Cloud services provider Cloudflare disclosed this week that its systems were breached last November by a sophisticated hacker believed to be a nation-state actor. The attacker gained access to Cloudflare's internal Atlassian server and viewed sensitive documentation and source code.

According to Cloudflare the threat actor first infiltrated the company's self-hosted Atlassian server on November 14th. After an initial reconnaissance phase, the hacker was able to access Cloudflare's Confluence wiki and Jira bug tracking databases.

On November 22nd, the attacker established persistent access to the Atlassian server using a ScriptRunner plugin for Jira. This granted the hacker access to Cloudflare's Bitbucket source code repository. The attacker also unsuccessfully attempted to access a console server connected to Cloudflare's data center in São Paulo, Brazil.

The hacker gained entry using an access token and three stolen service credentials that were leaked during the high-profile Okta breach in October 2023. Cloudflare had failed to rotate these compromised credentials after the Okta incident.

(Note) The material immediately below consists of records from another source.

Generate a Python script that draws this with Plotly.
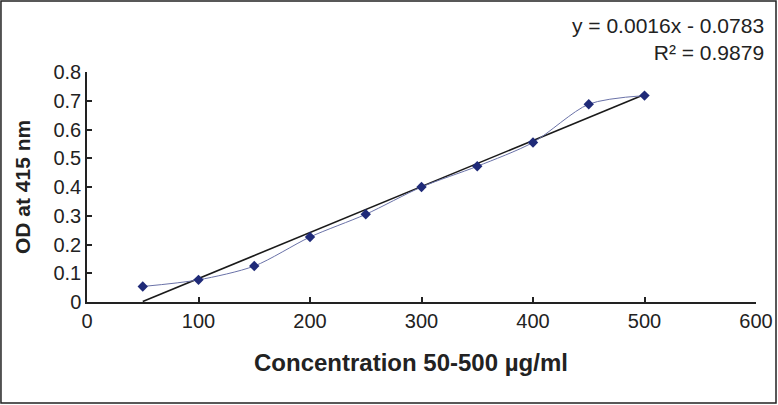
import plotly.graph_objects as go

concentration = [50, 100, 150, 200, 250, 300, 350, 400, 450, 500]
od_415 = [0.054, 0.077, 0.125, 0.226, 0.305, 0.400, 0.472, 0.555, 0.688, 0.718]
trend_slope = 0.0016
trend_intercept = -0.0783
trend_x = [50, 500]
equation_text = "y = 0.0016x - 0.0783<br>R² = 0.9879"
x_title = "Concentration 50-500 µg/ml"
y_title = "OD at 415 nm"

trend_y = [trend_slope * x + trend_intercept for x in trend_x]

FAM = "Liberation Sans, Arial, sans-serif"
fig = go.Figure()
fig.add_trace(go.Scatter(
    x=trend_x, y=trend_y, mode="lines",
    line=dict(color="#1a1a1a", width=1.6), showlegend=False, hoverinfo="skip"))
fig.add_trace(go.Scatter(
    x=concentration, y=od_415, mode="lines+markers",
    line=dict(color="#6a72a8", width=1, shape="spline", smoothing=0.8),
    marker=dict(symbol="diamond", size=8, color="#1f2a78"),
    showlegend=False))

tick_font = dict(family=FAM, size=20, color="#222")
fig.update_layout(
    width=778, height=405,
    margin=dict(l=87, r=22, t=72, b=103, autoexpand=False),
    paper_bgcolor="white", plot_bgcolor="white",
    font=tick_font,
    xaxis=dict(range=[0, 600], dtick=100, showgrid=False, zeroline=False,
               showline=True, linecolor="#222", linewidth=1.5,
               ticks="inside", ticklen=5, tickcolor="#222", tickwidth=1.5,
               tickfont=tick_font),
    yaxis=dict(range=[0, 0.8], dtick=0.1, showgrid=False, zeroline=False,
               showline=True, linecolor="#222", linewidth=1.5,
               ticks="inside", ticklen=5, tickcolor="#222", tickwidth=1.5,
               tickfont=tick_font),
    shapes=[dict(type="rect", xref="paper", yref="paper",
                 x0=-0.1286, x1=1.0299, y0=-0.439, y1=1.3087,
                 line=dict(color="#222", width=1.5))],
    annotations=[
        dict(text=equation_text, xref="paper", yref="paper",
             x=1.0150, y=1.262, xanchor="right", yanchor="top",
             align="right", showarrow=False,
             font=dict(family=FAM, size=21, color="#222")),
        dict(text="<b>" + x_title + "</b>", xref="paper", yref="paper",
             x=0.4843, y=-0.261, xanchor="center", yanchor="middle",
             showarrow=False, font=dict(family=FAM, size=24, color="#222")),
        dict(text="<b>" + y_title + "</b>", xref="paper", yref="paper",
             x=-0.0972, y=0.5, xanchor="center", yanchor="middle",
             textangle=-90, showarrow=False,
             font=dict(family=FAM, size=21, color="#222")),
    ],
)
fig.write_html("out.html", config={"displayModeBar": False},
               post_script="document.body.style.margin='0';document.body.style.overflow='hidden';")
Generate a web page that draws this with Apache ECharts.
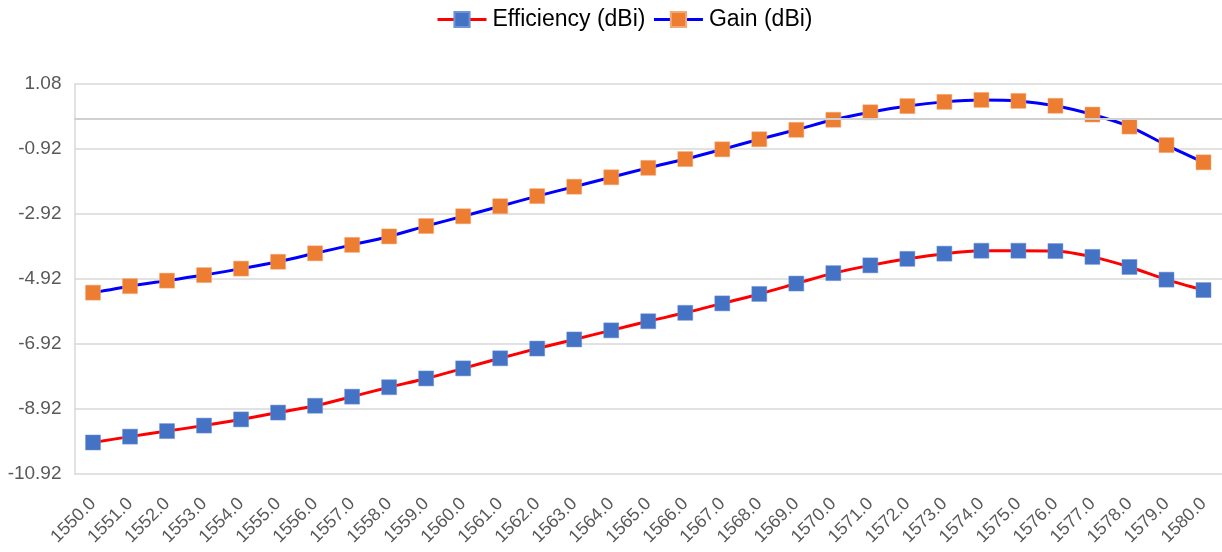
<!DOCTYPE html>
<html><head><meta charset="utf-8">
<script src="https://cdn.jsdelivr.net/npm/echarts@6/dist/echarts.min.js"></script>
<style>html,body{margin:0;padding:0;background:#fff}#c{width:1222px;height:552px}</style>
</head><body><div id="c"></div>
<script>
var categories = ['1550.0','1551.0','1552.0','1553.0','1554.0','1555.0','1556.0','1557.0','1558.0','1559.0','1560.0','1561.0','1562.0','1563.0','1564.0','1565.0','1566.0','1567.0','1568.0','1569.0','1570.0','1571.0','1572.0','1573.0','1574.0','1575.0','1576.0','1577.0','1578.0','1579.0','1580.0'];
var efficiency = [-9.95,-9.77,-9.60,-9.43,-9.24,-9.03,-8.82,-8.54,-8.25,-7.98,-7.67,-7.36,-7.06,-6.78,-6.50,-6.22,-5.96,-5.67,-5.38,-5.06,-4.74,-4.50,-4.30,-4.14,-4.05,-4.05,-4.06,-4.24,-4.55,-4.94,-5.26];
var gain = [-5.34,-5.14,-4.97,-4.80,-4.60,-4.39,-4.13,-3.87,-3.61,-3.29,-2.99,-2.68,-2.37,-2.08,-1.79,-1.50,-1.23,-0.93,-0.62,-0.33,-0.02,0.21,0.40,0.53,0.59,0.56,0.41,0.14,-0.23,-0.80,-1.33];
var yTicks = {min:-10.92, max:1.08, interval:2};

var chart = echarts.init(document.getElementById('c'));
var font = 'Liberation Sans, Arial, sans-serif';
chart.setOption({
  animation:false,
  textStyle:{fontFamily:font},
  legend:{
    top:3, left:431, itemWidth:49, itemHeight:19, itemGap:7,
    lineStyle:{width:3},
    textStyle:{fontSize:23, color:'#000', fontFamily:font, padding:[0,0,0,1]},
    data:['Efficiency (dBi)','Gain (dBi)']
  },
  grid:{left:74.5, top:84, width:1154.5, height:390, containLabel:false},
  xAxis:{
    type:'category', data:categories, boundaryGap:true,
    axisLine:{show:true, lineStyle:{color:'#d9d9d9', width:1.5}},
    axisTick:{show:false},
    axisLabel:{rotate:45, fontSize:18, color:'#595959', margin:27, interval:0, fontFamily:font}
  },
  yAxis:{
    type:'value', min:yTicks.min, max:yTicks.max, interval:yTicks.interval,
    axisLine:{show:true, lineStyle:{color:'#d9d9d9', width:1.5}},
    axisTick:{show:false},
    splitLine:{lineStyle:{color:'#d9d9d9', width:1.5}},
    axisLabel:{fontSize:19, color:'#595959', margin:13, fontFamily:font,
      formatter:function(v){return v.toFixed(2);}}
  },
  series:[
    {name:'Efficiency (dBi)', type:'line', data:efficiency, smooth:0.3,
     symbol:'rect', symbolSize:15,
     lineStyle:{color:'#ff0000', width:3},
     itemStyle:{color:'#4472c4', borderColor:'#6f93d6', borderWidth:0.5},
     markLine:{silent:true, symbol:'none', label:{show:false},
       lineStyle:{color:'#d0d0d0', width:2, type:'solid'}, data:[{yAxis:0}]}},
    {name:'Gain (dBi)', type:'line', data:gain, smooth:0.3,
     symbol:'rect', symbolSize:15,
     lineStyle:{color:'#0000ff', width:3},
     itemStyle:{color:'#ed7d31', borderColor:'#f3a877', borderWidth:0.5}}
  ]
});
</script></body></html>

Cloudflare detected the unauthorized activity on November 23rd and severed the attacker's access the next morning. The company's forensics specialists commenced an investigation on November 26th. As part of their response, Cloudflare rotated over 5,000 production credentials, physically isolated test and staging systems, and performed forensic analysis on nearly 5,000 systems. All servers and machines on Cloudflare's global network were reimaged and rebooted.

Cloudflare believes the attacker's goal was to gain widespread access to its global network infrastructure. By examining accessed wiki pages, bug tickets, and source code, Cloudflare determined the hacker was gathering intelligence on the architecture, security, and management of the company's systems. 

Approximately 76 repositories may have been exfiltrated, mostly related to backups, network configuration, identity management, and Cloudflare's use of Terraform and Kubernetes. A small number contained encrypted secrets, which have since been rotated.

The company emphasized that customer data and systems were not impacted, nor were any of Cloudflare's services or network configurations affected. However, Cloudflare took the breach very seriously given the sensitive internal information accessed.

Cloudflare collaborated with government agencies and industry colleagues and concluded the attack was highly targeted and sponsored by a nation-state adversary. The goal appeared to be establishing persistent access to Cloudflare's global network.

This marks the second security incident for Cloudflare in recent months. In October 2023, hackers breached Okta's customer support system and used a stolen Cloudflare authentication token to access its Okta portal. While no customer data was compromised, it underscored the need for vigilance in rotating compromised credentials.